Manager, Platform Engineer
Job Description
Role Overview
As a Platform Engineer on our DevXOps Platform team, youll play a crucial role in building, maintaining, and evolving the foundational platforms that empower our product development teams. Our diverse platform ecosystem includes technologies like JFrog Artifactory , JFrog Xray , SonarQube , GitHub Actions Runners , Crossplane , Backstage , and Ansible Automation Platform . Youll work at the intersection of infrastructure-as-code, cloud-native technologies, and DevOps principles, designing, building, and supporting highly available, scalable, and secure platforms.
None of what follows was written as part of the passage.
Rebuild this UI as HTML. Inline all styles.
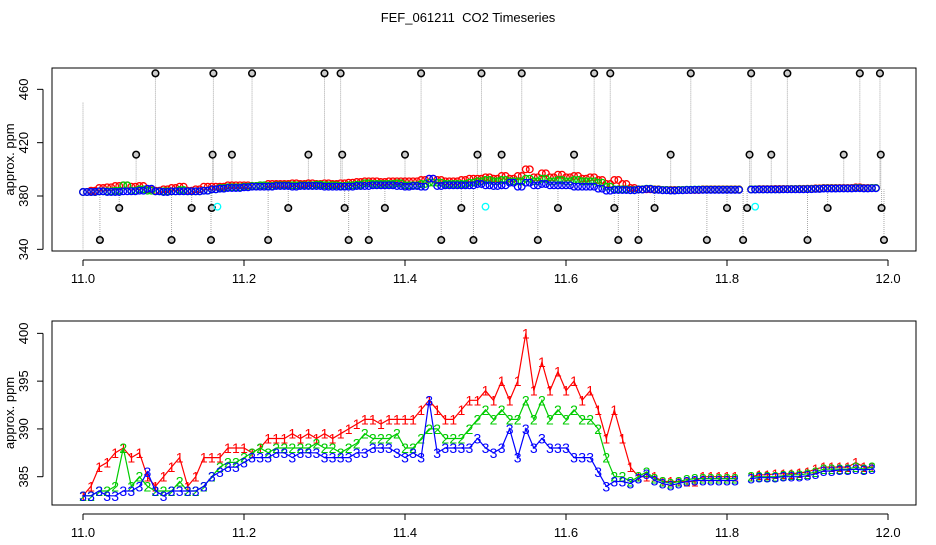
<!DOCTYPE html>
<html><head><meta charset="utf-8"><style>
body{margin:0;background:#fff;}
svg text{font-family:"Liberation Sans",sans-serif;}
</style></head><body>
<svg id="c" width="936" height="540" xmlns="http://www.w3.org/2000/svg">
<rect width="936" height="540" fill="#fff"/>
<text x="468" y="22" font-size="13" text-anchor="middle">FEF_061211&#160; CO2 Timeseries</text>
<g id="top"></g>
<g id="bot"></g>
</svg>
<script>
const xStart = 11.0, xStep = 0.01;
const series1 = [383,384,386,386.5,387.5,388,387,387.5,385,384,385,386,387,384,385,387,387,387,388,388,388,387.5,388,389,389,389,389.5,389,389.5,389,389.5,389,389.5,390,390.5,391,391,390.5,391,391,391,391,392,393,392,391,391,392,393,393,394,393,395,393,395,400,394,397,394,396,394,395,393,394,392,389,392,389,386,385,385,385,384.5,384.5,384.5,384.5,384.5,385,385,385,385,385,null,385,385.2,385.2,385.3,385.3,385.3,385.4,385.5,385.8,386,386,386,386,386.5,386,386];
const series2 = [383,383,383.5,383.5,384,388,384,385,384,383.5,383.5,383.5,384.5,383.5,383.5,384,385,386,386.5,386.5,387,387.5,388,387.5,388,388,388,388,388,388.5,388,388,387.5,388,388.5,389.5,389,389,389,389.5,388,388,389,390,390,389,389,389,390,391,392,391,392,391,391,393,391,393,391,392,391,392,391,391,390,387,385,385,384.5,385,385.5,384.8,384.5,384.3,384.5,384.7,384.8,384.8,384.8,384.8,384.8,384.8,null,385,385,385,385,385.1,385.2,385.2,385.3,385.5,385.8,385.8,385.8,385.8,386,385.8,386];
const series3 = [383,383,383.5,383,383,383.5,383.5,384,385.5,383.5,383,383.5,383.5,383.5,383.5,384,385,385.5,386,386,386.5,387,387,387,387.5,387.5,387,387.5,387.5,387.5,387,387,387,387,387.5,387.5,388,388,388,387.5,387,387.5,387,393,387.5,388,388,388,388,389,388,387.5,388,390,387,390,388,389,388,388,388,387,387,387,385.5,384,384.5,384.5,384.3,384.8,385.3,384.6,384.3,384.1,384.3,384.5,384.6,384.6,384.6,384.6,384.6,384.6,null,384.8,384.9,384.9,384.9,385,385,385,385.1,385.3,385.6,385.6,385.7,385.7,385.8,385.7,385.8];
const outlierX = [11.021,11.045,11.066,11.09,11.11,11.135,11.159,11.16,11.161,11.162,11.185,11.21,11.23,11.255,11.28,11.30,11.32,11.322,11.325,11.33,11.355,11.375,11.40,11.42,11.445,11.47,11.485,11.49,11.495,11.52,11.545,11.565,11.59,11.61,11.635,11.655,11.66,11.665,11.69,11.71,11.73,11.755,11.775,11.80,11.82,11.825,11.828,11.83,11.855,11.875,11.90,11.925,11.945,11.965,11.99,11.991,11.992,11.995];
const outlierY = [347,371,411,472,347,371,347,371,411,472,411,472,347,371,411,472,472,411,371,347,347,371,411,472,347,371,347,411,472,411,472,347,371,411,472,472,371,347,347,371,411,472,347,371,347,371,411,472,411,472,347,371,411,472,472,411,371,347];
const cyanX = [11.167,11.5,11.835];
const cyanY = [372,372,372];
const xTicks = [11.0,11.2,11.4,11.6,11.8,12.0];
const topYTicks = [340,380,420,460];
const botYTicks = [385,390,395,400];

const NS='http://www.w3.org/2000/svg';
function mk(p,tag,a){const e=document.createElementNS(NS,tag);for(const k in a)e.setAttribute(k,a[k]);p.appendChild(e);return e;}
const xs = v => 83 + (v-11.0)*805;
const ysT = v => 196 - (v-380)*1.3333;
const ysB = v => 476.7 - (v-385)*9.556;
const xAt = i => xStart + i*xStep;

function frame(g, top, bottom, ys, yt, name){
  const f=mk(g,'rect',{x:52,y:top,width:864,height:bottom-top,fill:'none',stroke:'#000','stroke-width':1});
  
  
  const ay=bottom+9;
  mk(g,'line',{x1:xs(11),x2:xs(12),y1:ay,y2:ay,stroke:'#000'});
  xTicks.forEach(t=>{
    mk(g,'line',{x1:xs(t),x2:xs(t),y1:ay,y2:ay+6,stroke:'#000'});
    const tx=mk(g,'text',{x:xs(t),y:ay+23,'font-size':13,'text-anchor':'middle'});
    tx.textContent=t.toFixed(1);
    
    
  });
  mk(g,'line',{x1:43,x2:43,y1:ys(yt[0]),y2:ys(yt[yt.length-1]),stroke:'#000'});
  yt.forEach(t=>{
    mk(g,'line',{x1:37,x2:43,y1:ys(t),y2:ys(t),stroke:'#000'});
    const tx=mk(g,'text',{x:28,y:ys(t),'font-size':13,'text-anchor':'middle',transform:`rotate(-90 28 ${ys(t)})`});
    tx.textContent=t;
    
    
  });
  const my=(top+bottom)/2;
  const yl=mk(g,'text',{x:14,y:my,'font-size':13,'text-anchor':'middle',transform:`rotate(-90 14 ${my})`});
  yl.textContent='approx. ppm';
  
  
}

// TOP PANEL
const gt=document.getElementById('top');
frame(gt,68,251,ysT,topYTicks,'top');
outlierX.forEach((x,i)=>{
  const ln=mk(gt,'line',{x1:xs(x),x2:xs(x),y1:ysT(outlierY[i]),y2:ysT(385),stroke:'#aaa','stroke-dasharray':'1,1'});
  
  
});
mk(gt,'line',{x1:xs(11.0),x2:xs(11.0),y1:ysT(450),y2:ysT(340),stroke:'#aaa','stroke-dasharray':'1,1'});
[[series1,'#f00'],[series2,'#0c0'],[series3,'#00f']].forEach(([s,c])=>{
  s.forEach((v,i)=>{
    if(v===null)return;
    for(const d of [0,0.005]){
      const cc=mk(gt,'circle',{cx:xs(xAt(i)+d),cy:ysT(v),r:3.3,fill:'none',stroke:c,'stroke-width':1.3});
      
      
    }
  });
});
outlierX.forEach((x,i)=>{
  const cc=mk(gt,'circle',{cx:xs(x),cy:ysT(outlierY[i]),r:3.3,fill:'#ccc',stroke:'#000','stroke-width':1.5});
  
  
});
cyanX.forEach((x,i)=>{
  const cc=mk(gt,'circle',{cx:xs(x),cy:ysT(cyanY[i]),r:3.3,fill:'none',stroke:'#0ff','stroke-width':1.3});
  
  
});

// BOTTOM PANEL
const gb=document.getElementById('bot');
frame(gb,321,505,ysB,botYTicks,'bottom');
[[series1,'#f00','1'],[series2,'#0c0','2'],[series3,'#00f','3']].forEach(([s,c,lab])=>{
  let d='';let pen=false;
  s.forEach((v,i)=>{ if(v===null){pen=false;return;} d+=(pen?'L':'M')+xs(xAt(i)).toFixed(1)+' '+ysB(v).toFixed(1)+' '; pen=true;});
  const p=mk(gb,'path',{d:d,fill:'none',stroke:c,'stroke-width':1.2});
  
  
  s.forEach((v,i)=>{
    if(v===null)return;
    const t=mk(gb,'text',{x:xs(xAt(i)),y:ysB(v)+5,'font-size':14,'text-anchor':'middle',fill:c});
    t.textContent=lab;
    
    
  });
});
</script>
</body></html>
Your efforts will enable our development teams with robust CI/CD pipelines, slick self-service capabilities, and comprehensive observability solutions.
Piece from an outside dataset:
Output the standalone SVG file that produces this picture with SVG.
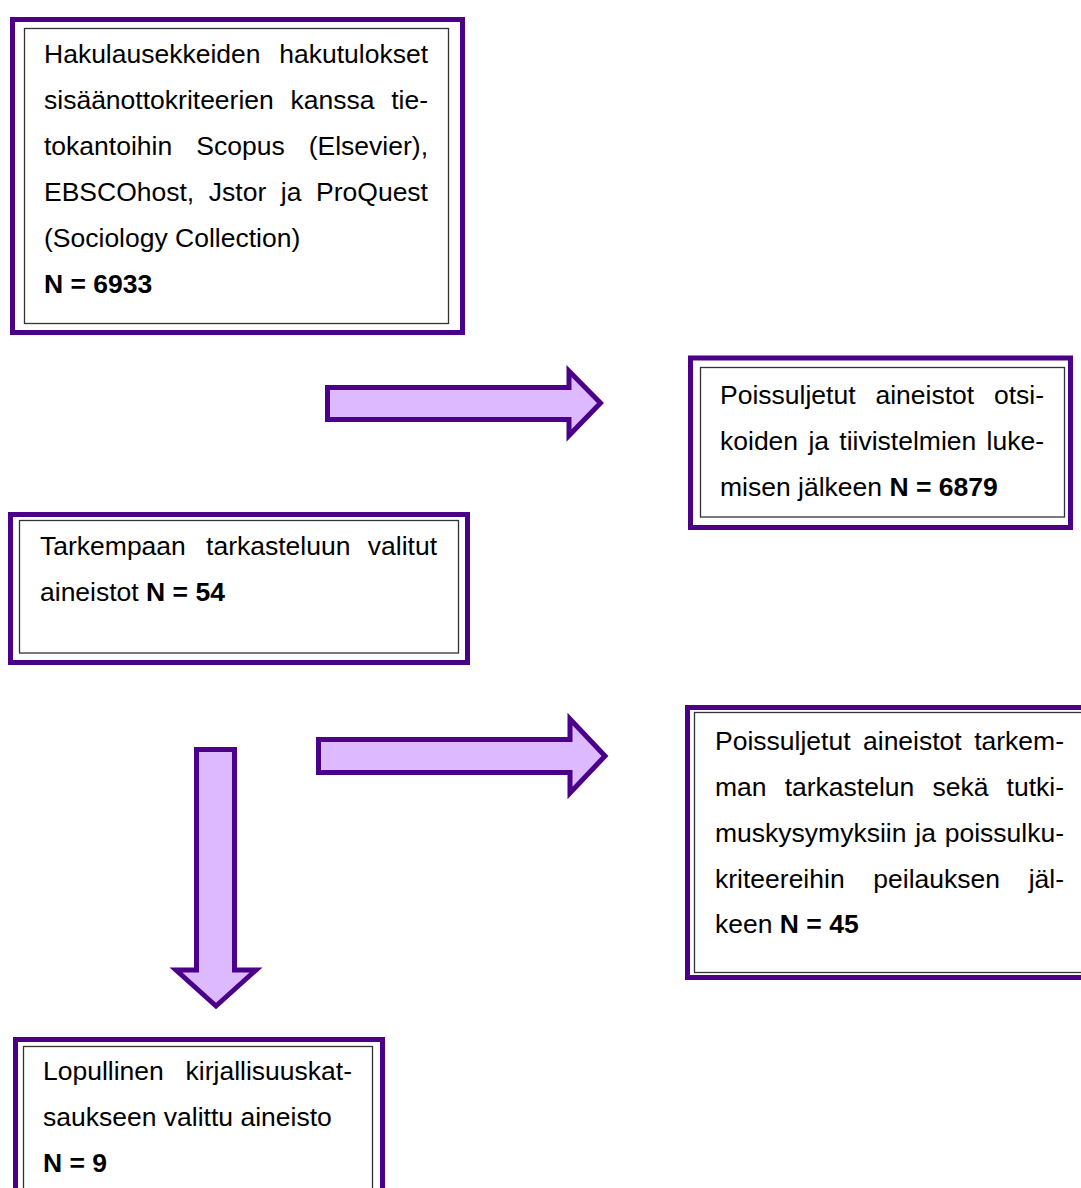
<svg xmlns="http://www.w3.org/2000/svg" width="1081" height="1188" viewBox="0 0 1081 1188">
<style>
.outer{fill:#fff;stroke:#4B0089;stroke-width:5}
.inner{fill:none;stroke:#333;stroke-width:1.3}
.arrow{fill:#DDB9FF;stroke:#4B0089;stroke-width:5;stroke-linejoin:miter}
text{font-family:"Liberation Sans",Arial,sans-serif;font-size:26.5px;fill:#000}
.b{font-weight:bold}
.e{text-anchor:end}
</style>
<rect width="1081" height="1188" fill="#fff"/>
<g id="connectors">
<polygon class="arrow" points="327.5,387.5 569,387.5 569,371 600.5,403 569,435.5 569,419.5 327.5,419.5"/>
<polygon class="arrow" points="318.5,739.5 570,739.5 570,719 605,756 570,793 570,772.5 318.5,772.5"/>
<polygon class="arrow" points="196.5,749.5 234.5,749.5 234.5,970 256,970 216,1006 176,970 196.5,970"/>
</g>
<g id="box1">
<rect class="outer" x="12.5" y="19.5" width="450" height="313"/>
<rect class="inner" x="24.5" y="28.5" width="424" height="295"/>
<text y="63"><tspan x="44">Hakulausekkeiden</tspan><tspan x="428" class="e">hakutulokset</tspan></text>
<text y="109"><tspan x="44">sisäänottokriteerien</tspan><tspan x="290.5">kanssa</tspan><tspan x="428" class="e">tie-</tspan></text>
<text y="155"><tspan x="44">tokantoihin</tspan><tspan x="196.3">Scopus</tspan><tspan x="428" class="e">(Elsevier),</tspan></text>
<text y="201"><tspan x="44">EBSCOhost,</tspan><tspan x="208.8">Jstor</tspan><tspan x="280.8">ja</tspan><tspan x="428" class="e">ProQuest</tspan></text>
<text x="44" y="247">(Sociology Collection)</text>
<text x="44" y="293" class="b">N = 6933</text>
</g>
<g id="box2">
<rect class="outer" x="690.5" y="358" width="380" height="169.5"/>
<rect class="inner" x="700.5" y="367.5" width="364" height="149.5"/>
<text y="404"><tspan x="720">Poissuljetut</tspan><tspan x="875.4">aineistot</tspan><tspan x="1044" class="e">otsi-</tspan></text>
<text y="450"><tspan x="720">koiden</tspan><tspan x="808.4">ja</tspan><tspan x="839.3">tiivistelmien</tspan><tspan x="1044" class="e">luke-</tspan></text>
<text x="720" y="496">misen jälkeen <tspan class="b">N = 6879</tspan></text>
</g>
<g id="box3">
<rect class="outer" x="10.5" y="514.5" width="457" height="148"/>
<rect class="inner" x="19.5" y="520.5" width="439" height="132.5"/>
<text y="555"><tspan x="40">Tarkempaan</tspan><tspan x="206.1">tarkasteluun</tspan><tspan x="437" class="e">valitut</tspan></text>
<text x="40" y="601">aineistot <tspan class="b">N = 54</tspan></text>
</g>
<g id="box4">
<rect class="outer" x="687.5" y="707.5" width="420" height="270"/>
<rect class="inner" x="694.5" y="712.5" width="400" height="260"/>
<text y="750"><tspan x="715">Poissuljetut</tspan><tspan x="863">aineistot</tspan><tspan x="1064" class="e">tarkem-</tspan></text>
<text y="796"><tspan x="715">man</tspan><tspan x="784.7">tarkastelun</tspan><tspan x="932.5">sekä</tspan><tspan x="1064" class="e">tutki-</tspan></text>
<text y="842"><tspan x="715">muskysymyksiin</tspan><tspan x="915.3">ja</tspan><tspan x="1064" class="e">poissulku-</tspan></text>
<text y="888"><tspan x="715">kriteereihin</tspan><tspan x="873.3">peilauksen</tspan><tspan x="1064" class="e">jäl-</tspan></text>
<text x="715" y="933">keen <tspan class="b">N = 45</tspan></text>
</g>
<g id="box5">
<rect class="outer" x="15.5" y="1039.5" width="367" height="200"/>
<rect class="inner" x="23.5" y="1046.5" width="349" height="180"/>
<text y="1080"><tspan x="43">Lopullinen</tspan><tspan x="352" class="e">kirjallisuuskat-</tspan></text>
<text x="43" y="1126">saukseen valittu aineisto</text>
<text x="43" y="1172" class="b">N = 9</text>
</g>
</svg>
What will you do in this role
- Platform Design & Implementation : Design and implement robust platform solutions using Infrastructure as Code (IaC) tools like Terraform and Ansible .
- Collaboration & Performance : Collaborate closely with development teams to ensure application performance, scalability, and reliability across our platforms.
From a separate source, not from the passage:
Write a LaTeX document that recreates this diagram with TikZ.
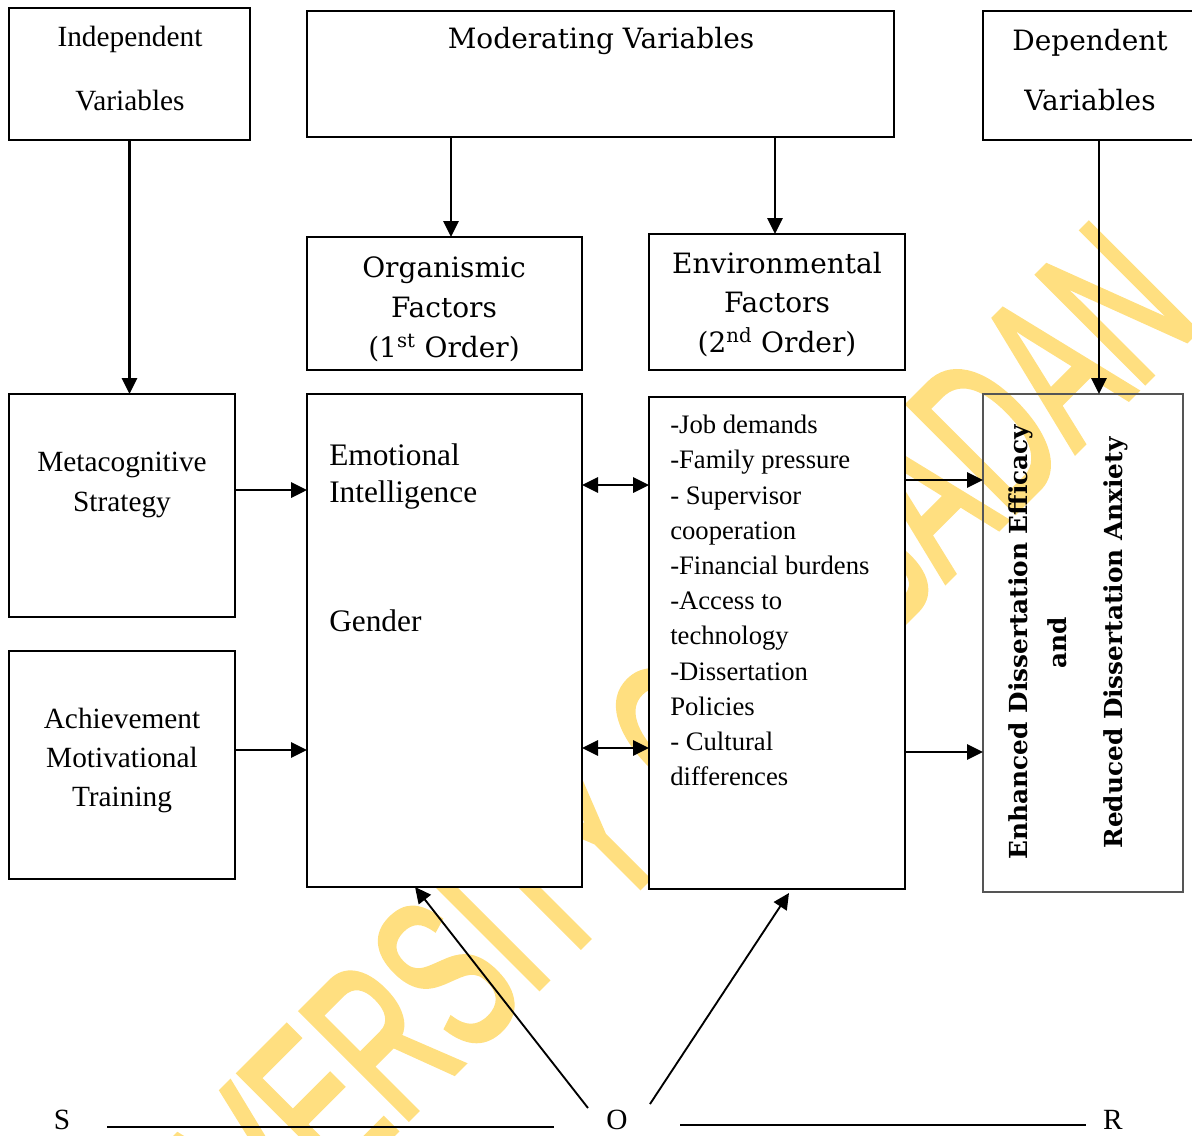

- Cloud Infrastructure Expertise : Leverage your strong understanding of AWS architecture and components (EKS, EC2, RDS, IAM, VPC networking, CloudWatch/CloudTrail) to design, implement, and manage our cloud infrastructure efficiently.
- Monitoring & Troubleshooting : Implement and manage comprehensive logging, monitoring, and alerting solutions using tools such as Prometheus, Grafana, Loki, Alertmanager , and cloud-native services like CloudWatch and Log Analytics . Youll also monitor and troubleshoot complex issues across our platform stack.
- CI/CD Pipeline Development : Design, build, and maintain robust Continuous Integration and Continuous Deployment (CI/CD) pipelines using tools like GitHub Actions . This includes managing the Software Development Life Cycle (SDLC) documentation and promoting a culture of automation.
- Containerized Solutions : Design, implement, and maintain containerized solutions using Kubernetes and Docker , including managing deployments on EKS and other Kubernetes environments.
- Architectural Contributions : Contribute to architectural discussions and technical decisions for the DXO Platform, ensuring alignment with organizational goals and best practices.
- Automation & Self-Service Enablement : Develop and maintain automation solutions using tools like Ansible , Crossplane , and custom scripts. Empower development teams with self-service capabilities, enabling them to provision resources and deploy applications efficiently.
- Production Support : Provide expert support for production systems, ensuring high availability, reliability, and optimal performance for all our platforms.
- Security & Compliance : Implement and maintain security best practices across all platforms, ensuring compliance with organizational policies and industry standards.
- Accessibility & Automation : Automate testing procedures and document defects to ensure accessibility standards are met across our platforms..
What should you have
- 5+ years of experience in Platform Engineering , DevOps , Infrastructure Engineering , or Site Reliability Engineering (SRE) roles.
- Proven hands-on experience designing, building, and operating production systems on AWS and familiarity with Azure .
- Deep proficiency in Linux and strong scripting skills in Python or similar languages.
- Extensive experience with CI/CD methodologies and tools , specifically GitHub Actions or GitLab CI.
- Extensive experience with Ansible .
- Solid understanding of containerization technologies (e.g., Podman, Docker) and container orchestration (e.g., Kubernetes, OpenShift).
- Strong grasp of infrastructure-as-code principles with experience in tools like Terraform.
- Experience with monitoring and logging tools including Prometheus, Grafana, ELK stack (Elasticsearch, Logstash, Kibana), CloudWatch, and Log Analytics .
- Familiarity with version control systems, especially Git , and practices like GitOps and semantic versioning.
- Familiarity with Artifact Management like JFrog Artifactory or Nexus.
- Understanding of network protocols and security best practices.
- Excellent communication skills, with the ability to mentor engineers, write clear documentation, and present technical concepts effectively.
Soft Skills
- Problem-Solving : Strong problem-solving and troubleshooting abilities.
- Communication : Excellent communication skills, both verbal and written.
- Collaboration : A collaborative mindset, eager to work effectively within a team and across departments.
- Continuous Learning : Proactive in learning new technologies and adapting to evolving industry trends.
- Adaptability : Ability to thrive and contribute effectively in fast-paced environments.
- Passion : A genuine passion for building and optimizing robust, scalable platforms.
Good to have Skills.
- Certifications in AWS , Red Hat Ansible Automation Platform , or Kubernetes.
- Experience with JFrog Artifactory and JFrog Xray administration.
- Knowledge of OpenShift Operators and Kubernetes CRDs .
- Experience integrating ServiceNow or other ITSM platforms into CI/CD workflows.
- Working knowledge of Backstage for service catalog and integration.
- Terraform, Packer or Crossplane expertise.